There are also a couple of occasions that Jones issues instructions and/or warnings to Jonestown residents. The instructions are well known: people are to use their fly-swatters to kill both flies and mosquitoes; and people are to keep the community neat and tidy, since guests often pop in at any moment.

Jones also demands the people turn in their tape recorders, as well as their tapes. Five of the recorders will be kept in the library, along with many of the tapes, “so that people can check out music,” but, he says, the rest of the recorders will be sold, ostensibly in Georgetown, where the Temple can raise 500 to 2000 dollars (Guyanese) apiece. This solution, Jones said, could not be more loving.

The tape contains a more severe warning near its end, when Jones says he knows people are sending out codes in their letters. He suggests that those people confess to him, or else they will be brought up in People’s Rally. “We know positively, you’re trying to send out codes by the way you handle your letters,” he says. “We know what you’re up to, and we are good breakers of cryptic codes. So you better tell me now and explain why you did it. Because I know who did it. I have it right before my eyes.”

But most of the tape is a rapid-fire reading of the news from around the world, as if he is reading from a teletype wire service, with short bulletins – many of them written as sentence fragments, often omitting nouns or verbs, and articles – and much repetition. Jones also uses the urgent voice of a war correspondent, with few inflections and few pauses between items. The result is a sometimes-disjointed presentation that is difficult to follow.

It also means that some stories unfold more or less in real time, such as the report of a Rhodesian airliner that crashed, killing numerous people aboard. As the story develops, Jones informs the people of Jonestown that the plane may have been brought down by gunfire of black guerillas; by the end of the tape, he has reported that the guerillas have slain some, and possibly all, of the survivors. Moreover, Jones adds as the last news item of the day, the guerillas “would not give any apologies for it.”

Jones does add his own commentary throughout the tape, however, including during his war correspondent mode, mostly in the form of adjectives – Israel is Zionist, American allies are fascist, American economic interests are monopoly capitalist – but the concern that he inserts throughout the tape is the reference to an impending nuclear war.
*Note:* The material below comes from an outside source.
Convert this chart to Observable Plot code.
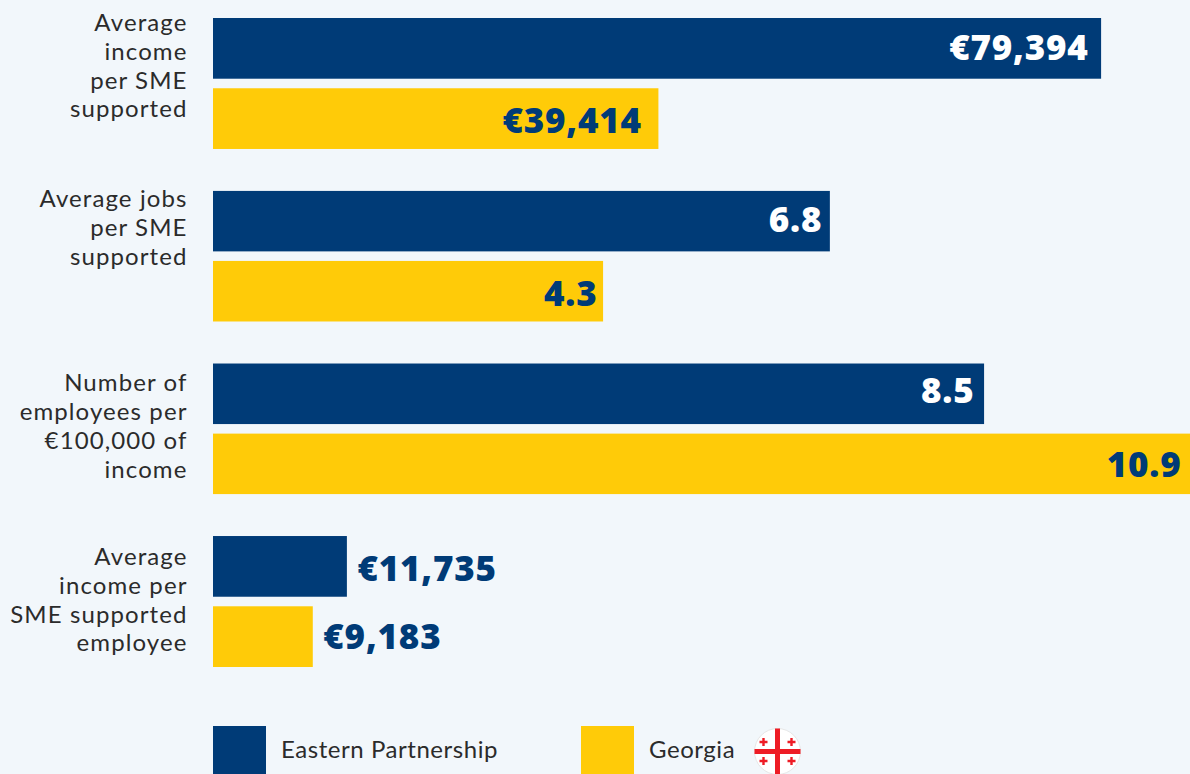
<!DOCTYPE html>
<html>
<head>
<meta charset="utf-8">
<script src="https://cdn.jsdelivr.net/npm/d3@7"></script>
<script src="https://cdn.jsdelivr.net/npm/@observablehq/plot@0.6"></script>
<style>
html,body{margin:0;padding:0;background:#f2f7fb;overflow:hidden;width:1190px;height:774px}
svg{display:block}
#legend{position:relative;height:74px;font:24px Lato,sans-serif;letter-spacing:.55px;color:#2b2b2b}
.sw{position:absolute;top:26px;width:53px;height:53px}
.lb{position:absolute;top:34px;line-height:29px}
g[font-size="24"]{letter-spacing:1.1px}
g[font-size="35"]{letter-spacing:.8px}
</style>
</head>
<body>
<div id="chart"></div>
<div id="legend">
  <div class="sw" style="left:213px;background:#003b77"></div>
  <div class="lb" style="left:281px">Eastern Partnership</div>
  <div class="sw" style="left:581px;background:#ffcb08"></div>
  <div class="lb" style="left:649px">Georgia</div>
  <svg style="position:absolute;left:753.5px;top:27.5px" width="47" height="47" viewBox="-23.5 -23.5 47 47">
    <circle r="23" fill="#ffffff" stroke="#e6e6e6"/>
    <path d="M-23-2.5H23V2.5H-23ZM-2.5-23H2.5V23H-2.5Z" fill="#ee1c25"/>
    <g fill="#ee1c25">
      <path id="c" d="M-15.2-13.5h2.4v2.8h2.8v2.4h-2.8v2.8h-2.4v-2.8h-2.8v-2.4h2.8z"/>
      <use href="#c" x="28"/><use href="#c" y="19"/><use href="#c" x="28" y="19"/>
    </g>
  </svg>
</div>
<script>
const metrics = [
  "Average\nincome\nper SME\nsupported",
  "Average jobs\nper SME\nsupported",
  "Number of\nemployees per\n€100,000 of\nincome",
  "Average\nincome per\nSME supported\nemployee"
];
const seriesNames = ["Eastern Partnership", "Georgia"];
// drawn bar lengths, on the chart's common (unlabelled) axis
const easternPartnership = [9.79, 6.8, 8.5, 1.476];
const georgia = [4.91, 4.3, 10.9, 1.10];
const easternLabels = ["€79,394", "6.8", "8.5", "€11,735"];
const georgiaLabels = ["€39,414", "4.3", "10.9", "€9,183"];

const NAVY = "#003b77", GOLD = "#ffcb08";
const XMAX = 10.77;
const rows = metrics.flatMap((m, i) => [
  {metric: m, series: seriesNames[0], v: easternPartnership[i], label: easternLabels[i], i},
  {metric: m, series: seriesNames[1], v: georgia[i], label: georgiaLabels[i], i}
]);
// label nudges, layout only
const labelDy = [-19, -30, -4, -3];
const valueDx = [-13, -17, -8, -6, -10, -9, 10, 10];
const valueDy = [0, 3, -1, 3, -2, 1, 3, 1];

const plot = Plot.plot({
  width: 1190, height: 700,
  marginLeft: 213, marginRight: 0, marginTop: 18, marginBottom: 33,
  x: {domain: [0, XMAX], axis: null},
  y: {domain: seriesNames, axis: null, paddingInner: 0.136, paddingOuter: 0, round: false},
  fy: {domain: metrics, axis: null, padding: 0.2415, round: false},
  color: {domain: seriesNames, range: [NAVY, GOLD]},
  style: {background: "transparent"},
  marks: [
    Plot.barX(rows, {x: "v", y: "series", fy: "metric", fill: "series", clip: true}),
    ...rows.map((r, k) => Plot.text([r], {
      x: d => Math.min(d.v, XMAX), y: "series", fy: "metric", text: "label",
      textAnchor: r.i === 3 ? "start" : "end",
      dx: valueDx[k], dy: valueDy[k],
      fill: r.i !== 3 && r.series === seriesNames[0] ? "#ffffff" : NAVY,
      fontFamily: "'Open Sans', sans-serif", fontWeight: 800, fontSize: 35, lineAnchor: "middle"
    })),
    ...metrics.map((m, i) => Plot.text([m], {
      fy: d => d, text: d => d, frameAnchor: "left", textAnchor: "end", dx: -26, dy: labelDy[i],
      lineHeight: 1.2, fontSize: 24, fontFamily: "Lato, sans-serif", fill: "#2b2b2b"
    }))
  ]
});
document.getElementById("chart").append(plot);
</script>
</body>
</html>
Whether it’s the stakes at Camp David, or in talks between high-ranking diplomats from the US and Soviet Union, or China’s foreign policy, or West German apprehension of the Warsaw Pact, the default issue – often supplied by Jones himself – is the threat of thermonuclear holocaust.

Most of the news which Jones reads comes from sources with a pro-Soviet tilt, including a substantial portion from Radio Moscow itself. Among the commentaries:

  • Chinese Communists are trying to impose their own brand of socialism “for the whole world”;
  • 97% of the Soviet people ratify a referendum supporting Moscow’s basic foreign policy;
  • The summit at Camp David will “frustrate a just settlement in the Middle East” and result in the construction of a US military base in the Sinai;
  • The strength of the Warsaw Pact encourages West Germany’s desire to pull out of NATO, thus precluding war;
  • Soviet missile platforms in space will be used for defensive purposes only;
  • The US jams Radio Moscow broadcasts, fearing American embracing of Soviet ideas.

Other items in the news:

  • An American businessman goes on trial in the Soviet Union on currency violations;
  • Carter wants to go slow on US-Soviet arms talks;
  • The leader of Rhodesia’s white minority government meets secretly with the opposition;
  • Copper sales in Zambia drop;
  • The Tanzanian government orders the ouster of a British-based mining company;
  • The Israeli labor movement protests government support of South Africa;
  • Syrians battle Israeli-backed militias in Beirut, Lebanon;
  • An eight-month long general strike in Tunisia continues;
  • The investiture of the new pope occurs with protests against Latin American dictators in attendance;
  • Iceland creates a new coalition government;
  • The 11-day strike of French flight controllers gains sympathy across Europe;
  • American envoys try to relaunch peace talks in Cyprus;
  • The number of political arrests grows in Nicaragua;
  • George Meany faces challenges to his leadership of the AFL-CIO;
  • Carter-backed legislation on natural gas deregulation faces opposition;
  • Floods ravage India.

FBI Summary:

Date of transcription: 6/13/79

In connection with the Federal Bureau of Investigation’s investigation into the assassination of U.S. Congressman LEO J. RYAN at Port Kaituma, Guyana, South America, on November 18, 1978, a tape recording was obtained. This tape recording was located in Jonestown, Guyana, South America, and was turned over to U.S. Officials in Guyana and subsequently transported to the United States.

On May 31, 1979, Special Agent (name deleted) reviewed the tape numbered 1B93-37. This tape was found to contain the following:

Reverend JIM JONES’ review of world news and current events.

This tape was reviewed and nothing was contained thereon which was considered to be of evidentiary nature or beneficial to the investigation of the murder of Congressman RYAN.

Differences with FBI Summary:

The summary is accurate and meets the FBI’s purposes.